Em meio aos confrontos, dois militares também foram mortos, um cabo e um soldado. Uma das faces mais cruéis da Intervenção Federal e do atual projeto de segurança pública é que de ambos os lados, as pessoas que estão tombando, são homens pobres e negros. Segundo o jornal The Intercept Brasil, muitos militares que estão atuando na Intervenção são moradores de comunidades ocupadas. A desigualdade sócio racial, contradição fundamental da sociedade brasileira, se reflete também no Exército, em que os cargos de oficiais são ocupados em 51% por brancos, por negros em 47%. Entre os praças, a desigualdade se mantém, mas como estamos falando uma posição hierárquica inferior, os negros são 58% e 37% são brancos.

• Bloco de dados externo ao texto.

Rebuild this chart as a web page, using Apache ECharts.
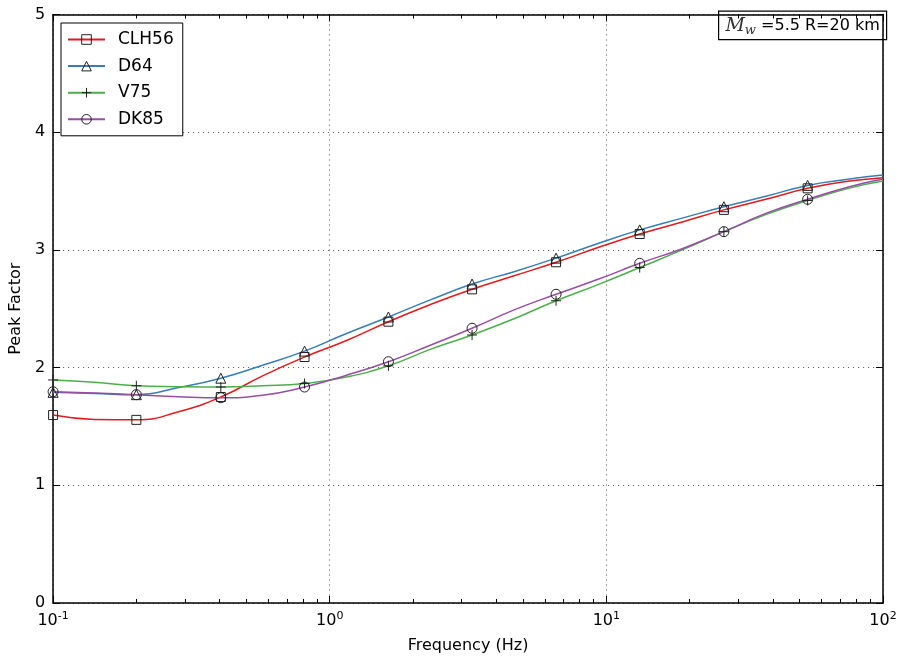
<!DOCTYPE html>
<html>
<head>
<meta charset="utf-8">
<script src="https://cdn.jsdelivr.net/npm/echarts@6/dist/echarts.min.js"></script>
<style>
html,body{margin:0;padding:0;background:#fff;}
#chart{width:902px;height:662px;}
</style>
</head>
<body>
<div id="chart"></div>
<script>
// Frequencies (Hz) at which curve values were read
const freqs = [0.1, 0.141, 0.2, 0.284, 0.404, 0.572, 0.811, 1.15, 1.63, 2.31, 3.27, 4.64, 6.58, 9.33, 13.2, 18.8, 26.6, 37.7, 53.4, 75.7, 100];
// Frequencies that carry a marker
const markerFreqs = [0.1, 0.2, 0.404, 0.811, 1.63, 3.27, 6.58, 13.2, 26.6, 53.4];
// Peak factor values
const clh56 = [1.597, 1.56, 1.556, 1.625, 1.75, 1.93, 2.09, 2.23, 2.39, 2.535, 2.665, 2.78, 2.895, 3.02, 3.135, 3.237, 3.34, 3.43, 3.523, 3.585, 3.614];
const d64   = [1.79, 1.78, 1.77, 1.83, 1.91, 2.02, 2.14, 2.29, 2.43, 2.575, 2.71, 2.815, 2.93, 3.055, 3.17, 3.27, 3.367, 3.455, 3.548, 3.602, 3.636];
const v75   = [1.895, 1.875, 1.846, 1.838, 1.835, 1.845, 1.865, 1.92, 2.015, 2.155, 2.277, 2.415, 2.568, 2.705, 2.85, 3.0, 3.155, 3.3, 3.42, 3.525, 3.585];
const dk85  = [1.795, 1.784, 1.77, 1.753, 1.744, 1.765, 1.835, 1.935, 2.05, 2.19, 2.334, 2.49, 2.623, 2.75, 2.886, 3.01, 3.155, 3.31, 3.43, 3.537, 3.602];
const seriesNames = ['CLH56', 'D64', 'V75', 'DK85'];
// Tick labels
const xMajorTicks = [0.1, 1, 10, 100];
const xMinorTicks = [0.2,0.3,0.4,0.5,0.6,0.7,0.8,0.9,2,3,4,5,6,7,8,9,20,30,40,50,60,70,80,90];
const yTicks = [0, 1, 2, 3, 4, 5];

const FONT = 'DejaVu Sans';
const colors = ['#e41a1c', '#377eb8', '#4daf4a', '#984ea3'];
const symbols = ['rect', 'triangle', 'path://M0,5L10,5M5,0L5,10', 'circle'];
const sizes = [9, 10, 10, 10];
const allValues = [clh56, d64, v75, dk85];

function buildData(vals) {
  return freqs.map((f, i) => {
    const item = { value: [f, vals[i]] };
    if (markerFreqs.indexOf(f) < 0) item.symbol = 'none';
    return item;
  });
}

const series = seriesNames.map((name, k) => ({
  name: name,
  type: 'line',
  xAxisIndex: 0,
  yAxisIndex: 0,
  smooth: 0.5,
  showSymbol: true,
  symbol: symbols[k],
  symbolSize: sizes[k],
  lineStyle: { color: colors[k], width: 1.5 },
  itemStyle: { color: 'rgba(0,0,0,0)', borderColor: '#222', borderWidth: 1 },
  color: colors[k],
  emphasis: { disabled: true },
  data: buildData(allValues[k])
}));

function supLabel(v) {
  const e = Math.round(Math.log10(v));
  return '10{s|' + e + '}';
}

const axisLineStyle = { color: '#000', width: 1.5 };
const tickStyle = { color: '#000', width: 1 };

const option = {
  animation: false,
  backgroundColor: '#fff',
  grid: { left: 52.5, right: 19, top: 14.5, bottom: 59, containLabel: false },
  legend: {
    orient: 'vertical',
    left: 61, top: 23,
    padding: [8, 9, 8, 6],
    itemWidth: 37, itemHeight: 12, itemGap: 9.6,
    borderColor: '#000', borderWidth: 1,
    backgroundColor: '#fff',
    selectedMode: false,
    data: seriesNames,
    itemStyle: { color: 'rgba(0,0,0,0)', borderColor: '#222', borderWidth: 1 },
    textStyle: { fontFamily: FONT, fontSize: 17, color: '#000', lineHeight: 16, padding: [0, 0, 0, 8] }
  },
  xAxis: [
    {
      type: 'log', logBase: 10, min: 0.1, max: 100, position: 'bottom',
      name: 'Frequency (Hz)', nameLocation: 'middle', nameGap: 35,
      nameTextStyle: { fontFamily: FONT, fontSize: 16, color: '#000' },
      axisLine: { show: true, lineStyle: axisLineStyle },
      axisTick: { show: true, inside: true, length: 7, lineStyle: tickStyle, customValues: xMajorTicks },
      axisLabel: {
        show: true, margin: 8, customValues: xMajorTicks, showMinLabel: true, showMaxLabel: true,
        formatter: supLabel,
        fontFamily: FONT, fontSize: 16, color: '#000',
        rich: { s: { fontFamily: FONT, fontSize: 11, color: '#000', verticalAlign: 'top', padding: [0, 0, 8, 0] } }
      },
      splitLine: { show: true, lineStyle: { color: '#555', type: [1, 4], width: 1 } },
      minorTick: { show: false }
    },
    {
      type: 'log', logBase: 10, min: 0.1, max: 100, position: 'bottom',
      axisLine: { show: false },
      axisTick: { show: true, inside: true, length: 4, lineStyle: tickStyle, customValues: xMinorTicks },
      axisLabel: { show: false }, splitLine: { show: false }
    },
    {
      type: 'log', logBase: 10, min: 0.1, max: 100, position: 'top',
      axisLine: { show: true, lineStyle: axisLineStyle },
      axisTick: { show: true, inside: true, length: 7, lineStyle: tickStyle, customValues: xMajorTicks },
      axisLabel: { show: false }, splitLine: { show: false }
    },
    {
      type: 'log', logBase: 10, min: 0.1, max: 100, position: 'top',
      axisLine: { show: false },
      axisTick: { show: true, inside: true, length: 4, lineStyle: tickStyle, customValues: xMinorTicks },
      axisLabel: { show: false }, splitLine: { show: false }
    }
  ],
  yAxis: [
    {
      type: 'value', min: 0, max: 5, interval: 1, position: 'left',
      name: 'Peak Factor', nameLocation: 'middle', nameGap: 27, nameRotate: 90,
      nameTextStyle: { fontFamily: FONT, fontSize: 16, color: '#000' },
      axisLine: { show: true, lineStyle: axisLineStyle },
      axisTick: { show: true, inside: true, length: 7, lineStyle: tickStyle },
      axisLabel: { margin: 8, fontFamily: FONT, fontSize: 16, color: '#000',
        customValues: yTicks },
      splitLine: { show: true, lineStyle: { color: '#555', type: [1, 4], width: 1 } }
    },
    {
      type: 'value', min: 0, max: 5, interval: 1, position: 'right',
      axisLine: { show: true, lineStyle: axisLineStyle },
      axisTick: { show: true, inside: true, length: 7, lineStyle: tickStyle },
      axisLabel: { show: false }, splitLine: { show: false }
    }
  ],
  graphic: [
    {
      type: 'group', left: 718, top: 10.5, z: 100,
      children: [
        { type: 'rect', shape: { x: 0, y: 0, width: 168, height: 28.5 },
          style: { fill: '#fff', stroke: '#000', lineWidth: 1.2 } },
        { type: 'text', x: 84, y: 14.5,
          style: {
            text: '{m|M}{w|w}{t| =5.5 R=20 km}',
            align: 'center', verticalAlign: 'middle',
            rich: {
              m: { fontFamily: 'DejaVu Serif', fontStyle: 'italic', fontSize: 19, fill: '#333', lineHeight: 24, verticalAlign: 'middle' },
              w: { fontFamily: 'DejaVu Serif', fontStyle: 'italic', fontSize: 13, fill: '#333', lineHeight: 24, verticalAlign: 'bottom' },
              t: { fontFamily: FONT, fontSize: 16, fill: '#000', lineHeight: 24, verticalAlign: 'middle' }
            }
          }
        }
      ]
    }
  ],
  series: series
};

const chart = echarts.init(document.getElementById('chart'), null, { renderer: 'canvas' });
chart.setOption(option);
</script>
</body>
</html>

A Intervenção Militar tem sido usada para o desenvolvimento dos negócios da segurança, estreitando as relações entre o Estado e a indústria das armas. No mês de março, uma cerimônia realizada no Forte de Copacabana, o Exército recebeu uma “doação” de 100 fuzis modelo T4, que foram entregues pela Taurus e pela Companhia Brasileira de Cartuchos. O Gabinete de Intervenção Federal comprou 1,1 milhão de munições de diversos calibres, no valor de 7,7 milhões, uma compra sem licitação. No final do mês de agosto, foram adquiridos 14.875 coletes balísticos a prova de bala de fuzil, no valor de R$ 76,743,559,85, também dispensando o processo licitatório.
O assassinato de Marielle Franco se insere, infelizmente, no cenário de perseguição política histórica que os lutadores sociais sofrem no Brasil. Aqueles que resistem ao poder do capital, que criam barreiras aos seus interesses de acumulação e domínio, têm sido dizimados. Esta resistência vem de longe, desde as populações nativas e africanas escravizadas para a expansão do mercado capitalista via colonização. O capitalismo brasileiro é uma máquina de moer gente, e somente a luta organizada dos trabalhadores, sem ilusão com a conciliação de classes, pode deter o terrorismo de Estado à serviço da burguesia.